There's a missing "can" there whose omission condemns Orwell. To observe that Situation A can lead to Situation B is far from the same thing as claiming that it must. True, we can all cite examples that might seem to confirm, albeit on a superficial level, Orwell's thesis: the Soccer War, football hooliganism and so on... but these are, in point of fact, rarities. Sport can be illused but that says more about the users than it does about sport or competition itself.
In his essay, The Sporting Spirit, Orwell suggests that:
If you wanted to add to the vast fund of ill-will existing in the world at this moment, you could hardly do it better than by a series of football matches between Jews and Arabs, Germans and Czechs, Indians and British, Russians and Poles, and Italians and Jugoslavs, each match to be watched by a mixed audience of 100,000 spectators. I do not, of course, suggest that sport is one of the main causes of international rivalry; big-scale sport is itself, I think, merely another effect of the causes that have produced nationalism. Still, you do make things worse by sending forth a team of eleven men, labelled as national champions, to do battle against some rival team, and allowing it to be felt on all sides that whichever nation is defeated will "lose face".

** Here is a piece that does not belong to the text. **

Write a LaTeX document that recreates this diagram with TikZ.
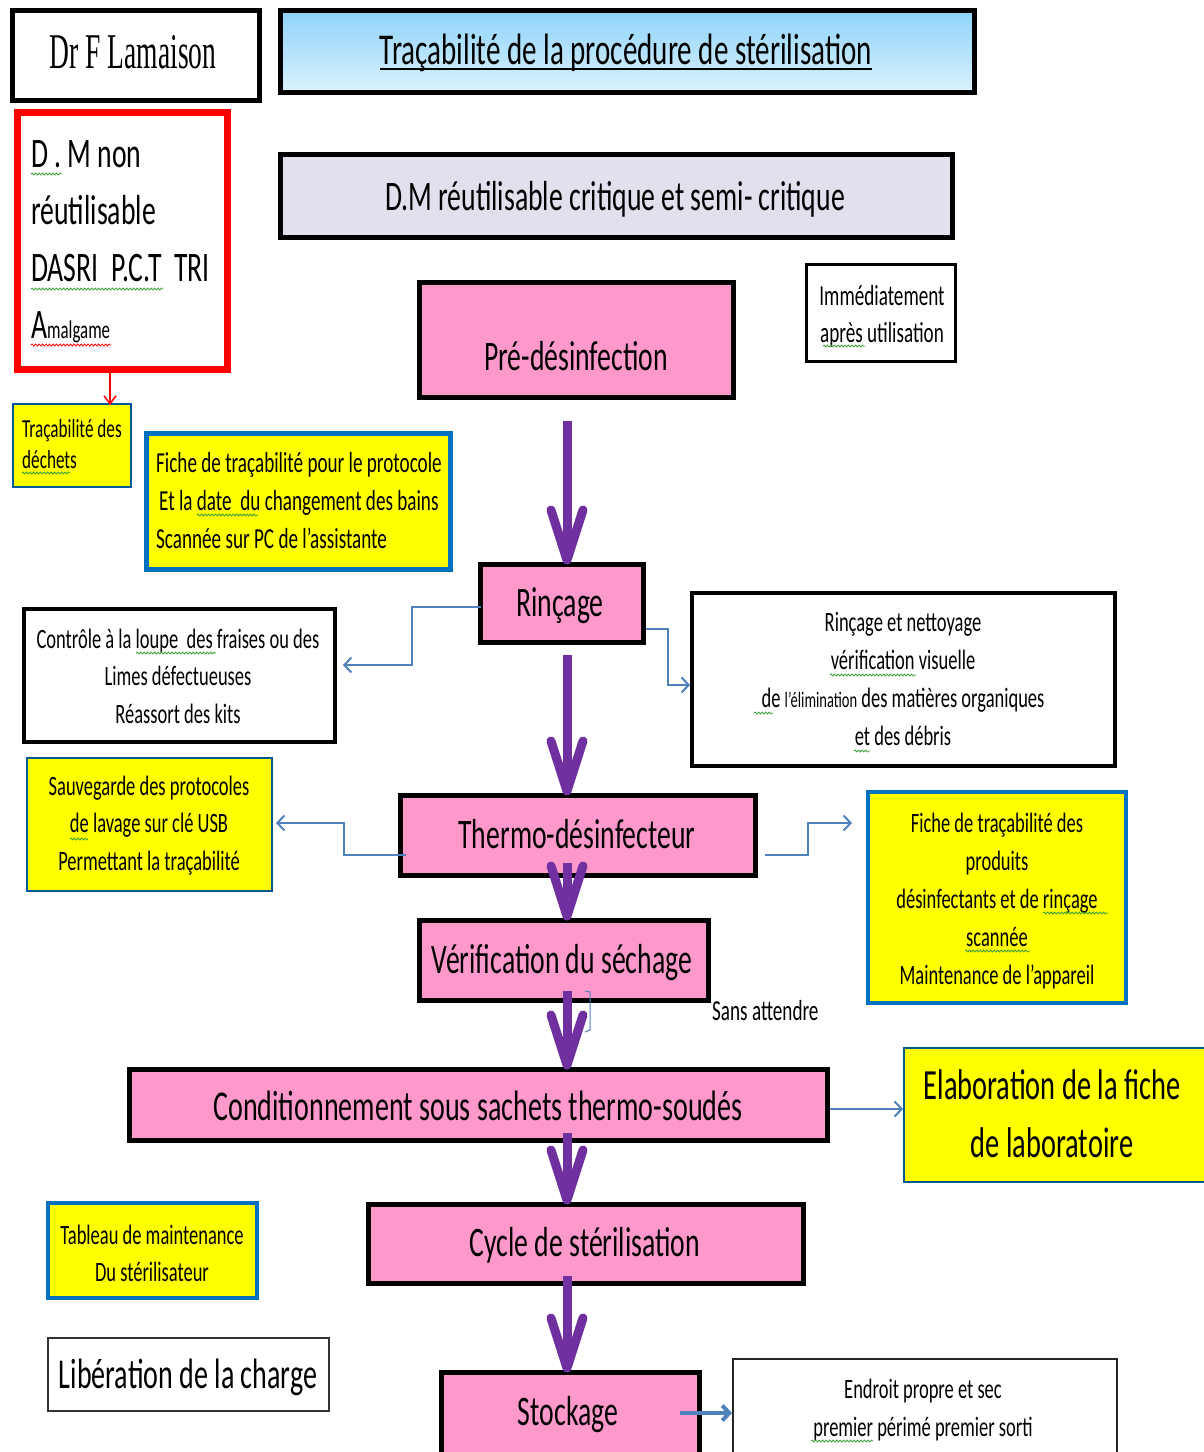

It's true that Olympic-partisans make too much of the idea that the games represent some glorious global festival in which we celebrate our common humanity and all the rest of it. Much, perhaps even most, of this is humbug. But not all of it. Orwell complains that even a game as supposedly genteel as cricket can unleash fierce passions. He cites the threat to UK-Australian diplomatic relations by the 1932-33 Bodyline Series to support this point. But this is precisely wrong: such a threat, like the other occasions in which politics intrude, is a diversion from the main point, not an example supporting Orwell's contention.